The political upheaval of 1988 and its aftermath occasioned violent excesses committed by both the military-backed one-party state and its direct-military rule successor, as well as by groups of angry citizens. As a result of actions of the government, while feelings ran high, a retaliatory international response was demanded. The United States, Japan and other donor countries either terminated or cut back their aid programmes, and an arms embargo was imposed.
At the same time foreign governments adopted a wait-and-see attitude with regard to the expected changeover to a democratic political system. General elections were held in May 1990, although without any previous provisions for a transfer of power. The outcome of those elections led to expectations, unrealistic in the end, of a swift end to military government.
Two intertwined issues need to be looked at — the transition to democracy and the international measures deployed to bring about this change. More specifically, the intention is to gauge how skilfully or unskilfully various actors have gone about achieving both outcomes. It should be noted that broad sanctions were not applied until much later, by which time things in the domestic political scene had deteriorated quite badly in terms of a quick handover of power. It is very much the case of a long, slow slide to failure and stalemate.
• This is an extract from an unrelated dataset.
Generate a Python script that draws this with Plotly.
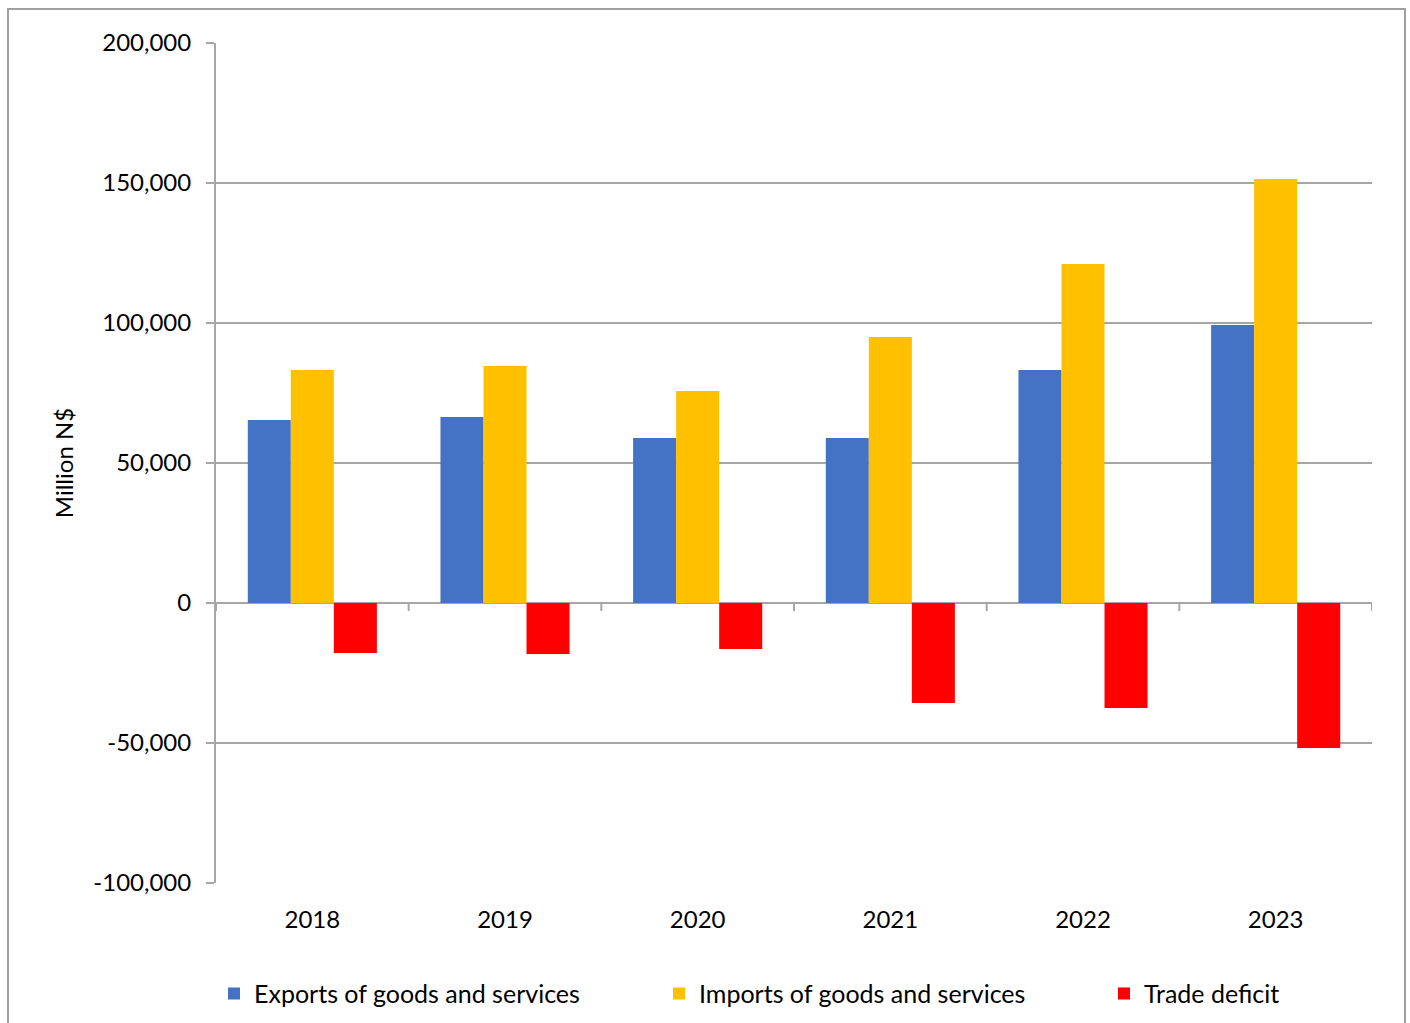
import plotly.graph_objects as go

years = ["2018", "2019", "2020", "2021", "2022", "2023"]
exports = [65400, 66400, 58900, 58900, 83200, 99300]
imports = [83200, 84600, 75700, 95000, 121100, 151400]
deficit = [-17900, -18200, -16400, -35700, -37500, -51800]
series_names = ["Exports of goods and services", "Imports of goods and services", "Trade deficit"]
colors = ["#4472C4", "#FFC000", "#FF0000"]
y_ticks = [-100000, -50000, 0, 50000, 100000, 150000, 200000]

FONT = "Lato"
fig = go.Figure()
for name, vals, col in zip(series_names, [exports, imports, deficit], colors):
    fig.add_trace(go.Bar(x=years, y=vals, name=name, marker_color=col, marker_line_width=0))

L, R, T, B = 216, 38, 43, 140
W, H = 1410, 1023
pw, ph = W - L - R, H - T - B

shapes = []
for i in range(len(years) + 1):
    shapes.append(dict(type="line", xref="x", yref="y", x0=i - 0.5, x1=i - 0.5,
                       ysizemode="pixel", yanchor=0, y0=0, y1=-8,
                       line=dict(color="#a6a6a6", width=2)))
shapes.append(dict(type="rect", xref="paper", yref="paper",
                   x0=(8 - L) / pw, x1=(1405 - L) / pw,
                   y0=(T + ph - 1040) / ph, y1=(T + ph - 9) / ph,
                   line=dict(color="#a0a0a0", width=2), fillcolor="rgba(0,0,0,0)", layer="below"))

fig.update_layout(
    width=W, height=H,
    margin=dict(l=L, r=R, t=T, b=B, autoexpand=False),
    paper_bgcolor="white", plot_bgcolor="white",
    font=dict(family=FONT, size=24, color="black"),
    barmode="group", bargap=0.33, bargroupgap=0,
    showlegend=True,
    legend=dict(orientation="h", x=(214 - L) / pw, xanchor="left", y=-0.1044, yanchor="top",
                font=dict(family=FONT, size=25, color="black"), bgcolor="rgba(0,0,0,0)",
                entrywidth=400, entrywidthmode="pixels", traceorder="normal"),
    xaxis=dict(type="category", range=[-0.5, 5.5], showline=False, showgrid=False,
               ticks="", ticklabelstandoff=20, tickfont=dict(size=24)),
    yaxis=dict(range=[-100000, 200000], tickvals=y_ticks,
               ticktext=[f"{v:,}" for v in y_ticks],
               showgrid=True, gridcolor="#a6a6a6", gridwidth=1.5,
               zeroline=True, zerolinecolor="#a6a6a6", zerolinewidth=2,
               showline=True, linecolor="#a6a6a6", linewidth=2,
               ticks="outside", ticklen=8, tickcolor="#a6a6a6", tickwidth=2,
               ticklabelstandoff=10,
               title=dict(text="Million N$", font=dict(size=24), standoff=13)),
    shapes=shapes,
)

fig.write_html("out.html")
Against the backdrop of uncertainty, misery and hope that pervades this period, a closer analysis of events, actions and attitudes reveals a number of significant portents that presaged the present breakdown in relations between the military regime and the democratic opposition, particularly the National League for Democracy (NLD). In September 1988 then-president Dr Maung Maung had announced that all state employees were required to resign from the Burma Socialist Programme Party (BSPP), the only legal party at that time. This act meant that not only the carpet but the very floor beneath that party was removed — in fact, sounding the death knell to the organization.